Blood clots after death don’t demonstrate COVID-19 vaccines caused the deaths
Kirsch’s claim that 93% of people who died after COVID-19 vaccines became available had blood clots is likewise unsubstantiated, but even if true, wouldn’t necessarily be a sign that COVID-19 vaccines caused the blood clots. Blood clotting can naturally occur after death due to blood settling in the body. Health Feedback addressed similar claims in an earlier review.
Certain COVID-19 vaccines like the Janssen COVID-19 vaccines have indeed been associated with a slightly elevated risk of a particular blood clotting disorder. However, COVID-19 itself actually increases the risk of blood clots and other cardiovascular complications, and this risk is greater than that from the vaccines[6,7]. On the other hand, COVID-19 vaccines may reduce the likelihood of clotting by preventing severe COVID-19, a major risk factor for developing blood clots[2,8].
Patients with moderate and even mild COVID-19 have also been found to be at a higher risk of blood clots compared to the general population[6,9,10]. One study that analyzed English and Welsh medical records also found that this risk remained increased for nearly a year following infection with SARS-CoV-2. Overall, the scientific evidence indicates that not getting vaccinated leaves individuals at a higher risk of blood clots from COVID-19.
In summary, it’s incorrect to claim that increased reports of death in VAERS is due to the COVID-19 vaccines. The increase in deaths reported to VAERS after the rollout of the COVID-19 vaccines was due to the heightened reporting requirements for these vaccines. Published studies didn’t find that vaccinated people are more likely to die compared to unvaccinated people. It is COVID-19 itself that poses a greater risk of causing blood clots, not COVID-19 vaccination.

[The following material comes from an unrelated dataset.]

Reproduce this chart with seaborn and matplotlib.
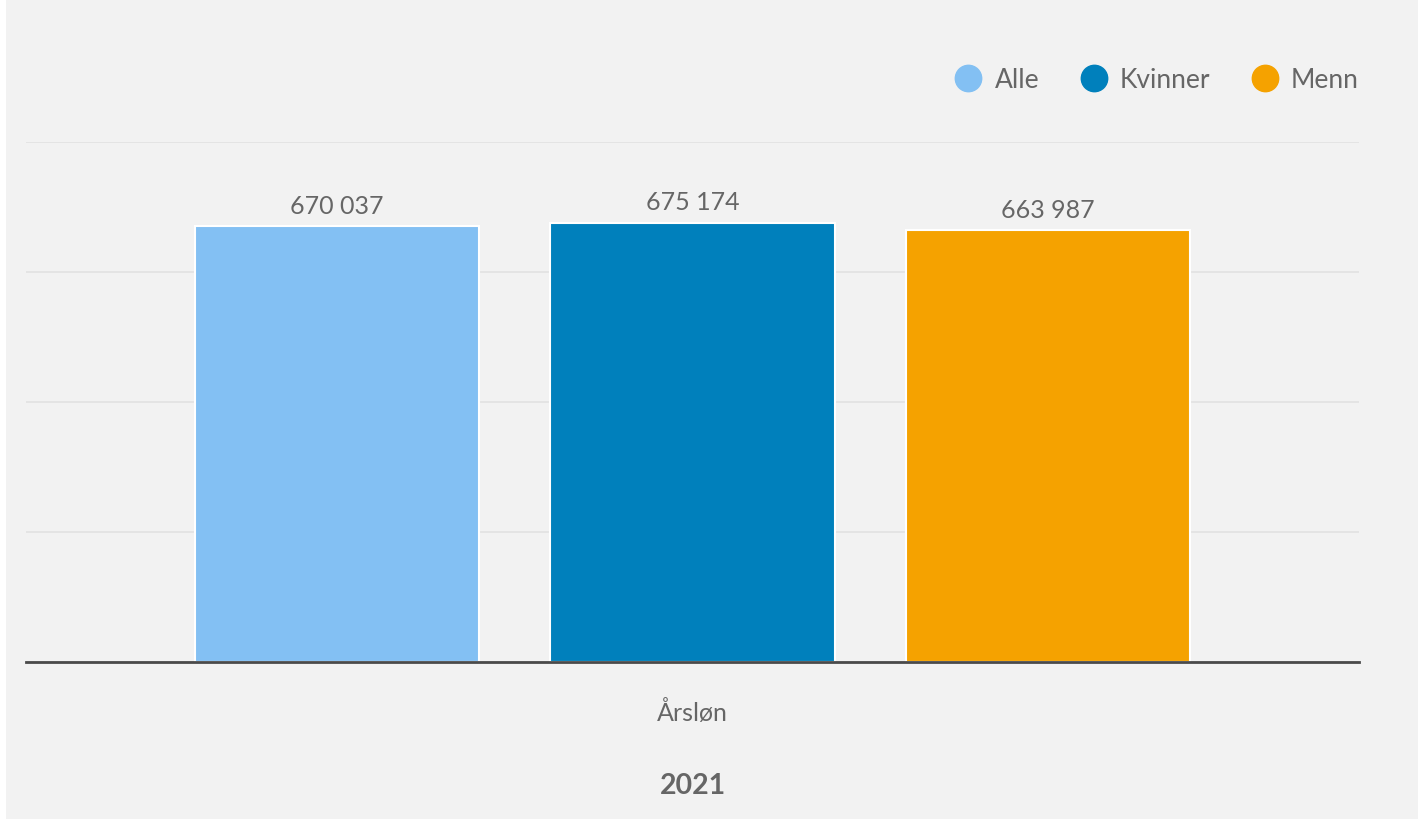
import matplotlib
matplotlib.use("Agg")
import matplotlib.pyplot as plt
from matplotlib.lines import Line2D
from matplotlib.patches import Rectangle
import seaborn as sns
import pandas as pd

# Average annual salary, 2021
categories = ["Årsløn"]
groups = ["Alle", "Kvinner", "Menn"]
values = [670037, 675174, 663987]
colors = ["#83c0f3", "#0080bc", "#f5a200"]
year_label = "2021"

df = pd.DataFrame({
    "kategori": categories * len(groups),
    "gruppe": groups,
    "verdi": values,
})

sns.set_theme(style="white")
plt.rcParams["font.family"] = ["Lato", "DejaVu Sans"]
text_color = "#666666"

W, H = 1418, 820
fig = plt.figure(figsize=(W / 100, H / 100), dpi=100, facecolor="white")
fig.patches.append(Rectangle((6 / W, 0), 1 - 6 / W, 1, transform=fig.transFigure,
                             facecolor="#f2f2f2", edgecolor="none", zorder=-10))

ax = fig.add_axes([26 / W, 1 - 663 / H, (1359 - 26) / W, (663 - 143) / H])
ax.set_facecolor("none")

sns.barplot(data=df, x="kategori", y="verdi", hue="gruppe", palette=colors,
            saturation=1, width=0.8, gap=0.2, edgecolor="white", linewidth=1.5,
            legend=False, ax=ax, zorder=3)

ax.set_ylim(0, 800000)
ax.set_xlim(-0.5, 0.5)
ax.set_yticks([0, 200000, 400000, 600000, 800000])
ax.set_yticklabels([])
ax.tick_params(axis="y", length=0)
ax.grid(axis="y", color="#e3e3e3", linewidth=1.3, zorder=0)
ax.set_axisbelow(True)
for side in ["top", "right", "left"]:
    ax.spines[side].set_visible(False)
ax.spines["bottom"].set_color("#4a4a4a")
ax.spines["bottom"].set_linewidth(2)
ax.spines["bottom"].set_zorder(5)

ax.tick_params(axis="x", length=0, pad=27, labelsize=18, labelcolor=text_color)
ax.set_ylabel("")
ax.set_xlabel(year_label, fontsize=20.5, fontweight="bold", color=text_color, labelpad=34)

for container in ax.containers:
    labels = [f"{v:,.0f}".replace(",", " ") for v in container.datavalues]
    ax.bar_label(container, labels=labels, padding=7, fontsize=18, color=text_color)

handles = [Line2D([0], [0], marker="o", linestyle="none", markersize=19,
                  markerfacecolor=c, markeredgecolor=c) for c in colors]
fig.legend(handles, groups, loc="center right", bbox_to_anchor=(1372 / W, 1 - 81 / H),
           ncol=3, frameon=False, fontsize=19, labelcolor=text_color, borderpad=0,
           handletextpad=0.4, columnspacing=1.45, handlelength=1.2)

fig.savefig("out.png", dpi=100, facecolor=fig.get_facecolor())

- 1 – Blumenthal et al. (2021) Acute Allergic Reactions to mRNA COVID-19 Vaccines. JAMA.
- 2 – Barda et al. (2021) Safety of the BNT162b2 mRNA Covid-19 Vaccine in a Nationwide Setting. New England Journal of Medicine.
- 3 – Diaz et al. (2021) Myocarditis and Pericarditis After Vaccination for COVID-19. JAMA.
- 4 – Xu et al. (2021) COVID-19 Vaccination and Non–COVID-19 Mortality Risk — Seven Integrated Health Care Organizations, United States, December 14, 2020–July 31, 2021. Morbidity and Mortality Weekly Report.
- 5 – Tu et al. (2023) SARS-CoV-2 Infection, Hospitalization, and Death in Vaccinated and Infected Individuals by Age Groups in Indiana, 2021‒2022. American Journal of Public Health.
- 6 – Hippisley-Cox et al. (2021) Risk of thrombocytopenia and thromboembolism after covid-19 vaccination and SARS-CoV-2 positive testing: self-controlled case series study. BMJ.
- 7 – Taquet et al. (2021) Cerebral venous thrombosis and portal vein thrombosis: A retrospective cohort study of 537,913 COVID-19 cases. eClinicalMedicine.
- 8 – Wichmann et al. (2020) Autopsy Findings and Venous Thromboembolism in Patients With COVID-19: A Prospective Cohort Study. Annals of Internal Medicine.
- 9 – Douillet et al. (2021) Risk of symptomatic venous thromboembolism in mild and moderate COVID-19: A comparison of two prospective European cohorts. Thrombosis Research.
- 10 – Raisi-Estabragh et al. (2022) Cardiovascular disease and mortality sequelae of COVID-19 in the UK Biobank. Heart.
- 11 – Knight et al. (2022) Association of COVID-19 With Major Arterial and Venous Thrombotic Diseases: A Population-Wide Cohort Study of 48 Million Adults in England and Wales. Circulation.